Jacques-Marie Bourget

En 1982, Jacques-Marie Bourget a déjà couvert des conflits comme la Guerre du Vietnam, la Guerre des Six Jours et reste très imbibé d’une culture politico-judiciaire, propre aux faits divers. Ce qu’il découvre dans les camps de Sabra et Chatila lui ouvre les portes d’un autre monde. « Durant très longtemps, lorsque l’on vit une chose comme celle-ci, on l’étouffe. C’est impossible à exprimer, à synthétiser. On se dit tout simplement que cela n’est pas vrai. » Et pourtant ! Au sortir de cette période, seulement quelques-uns s’intéresseront au génocide au point d’en faire des ouvrages et reportages. Très peu face à un vide immense, un vide total bien que les Nations Unies aient reconnu cet évènement sanglant comme génocide en décembre 1982. Et Jacques-Marie se questionne justement sur ce que les Palestiniens, victimes de l’histoire et des hommes, peuvent bien en penser. « Un Palestinien m’avait dit que Sabra et Chatila étaient comme tous ces autres massacres que les Palestiniens avaient connus. » Comme une habitude malheureusement… « Vous savez, si ce livre a mis du temps à être publié c’est aussi parce qu’en 2000, les Israéliens ont eu la brillante idée de me tirer une balle dans le poumon. Alors non, je ne voulais pas que cet ouvrage apparaisse comme une vengeance de ma part, une vendetta. » 30 ans après, Jacques-Marie voit ce génocide comme ayant eu lieu tout juste hier.

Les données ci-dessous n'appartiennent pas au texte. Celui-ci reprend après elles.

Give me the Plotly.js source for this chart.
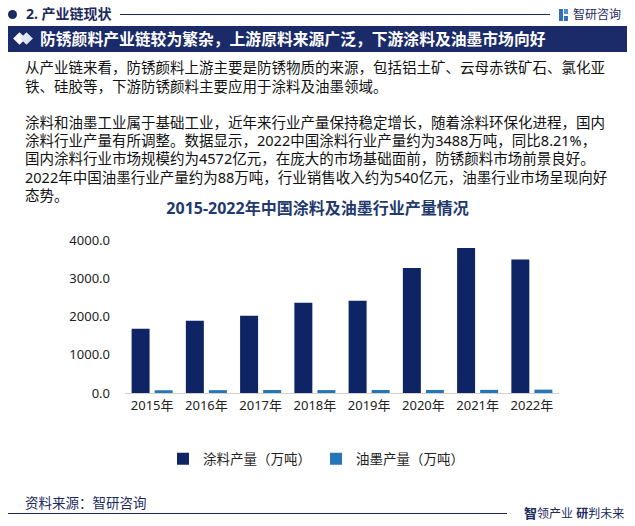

« C’était comme une enquête. J’avais récupéré des preuves en les photographiant. »

Marc Simon

Dans les années 70, alors étudiant à Toulouse, Marc Simon est déjà très intéressé par la question palestinienne. Il débute par du freelance à Beyrouth où il arrive en août 1976. Une année qui voit le massacre de Tall al-Za’tar. Il fait de nombreux voyages entre le Liban et la France en tant que photographe chez VSD. « De très près, j’ai vécu le départ des fedayins d’Arafat en 1982 mais aussi l’invasion de Beyrouth Ouest par Israël. Et surtout le génocide de Sabra et Chatila. Mais lorsque l’on travaille dans la photographie, très souvent on couvre un événement puis on passe à autre chose. On tourne la page. Durant toutes ces années, ça a été le cas pour les massacres des camps palestiniens. » De plus, en 1982, l’actualité est marquée par un autre fait, le décès de Grace Kelly. Cette information fait la une des journaux tandis que la mort de milliers de Palestiniens n’est pas mise en avant. Ses clichés ? Il les a gardés là, au fond d’un tiroir. Par manque de temps, il ne les archive pas. Alors lorsque Jacques-Marie lui demande de se replonger dans ses souvenirs, il reprend ces instants figés. « C’était comme une enquête. J’avais récupéré des preuves en les photographiant. »

« Il suffisait qu’un homme ait trois poils au menton, un turban et des babouches pour qu’on le dise terroriste »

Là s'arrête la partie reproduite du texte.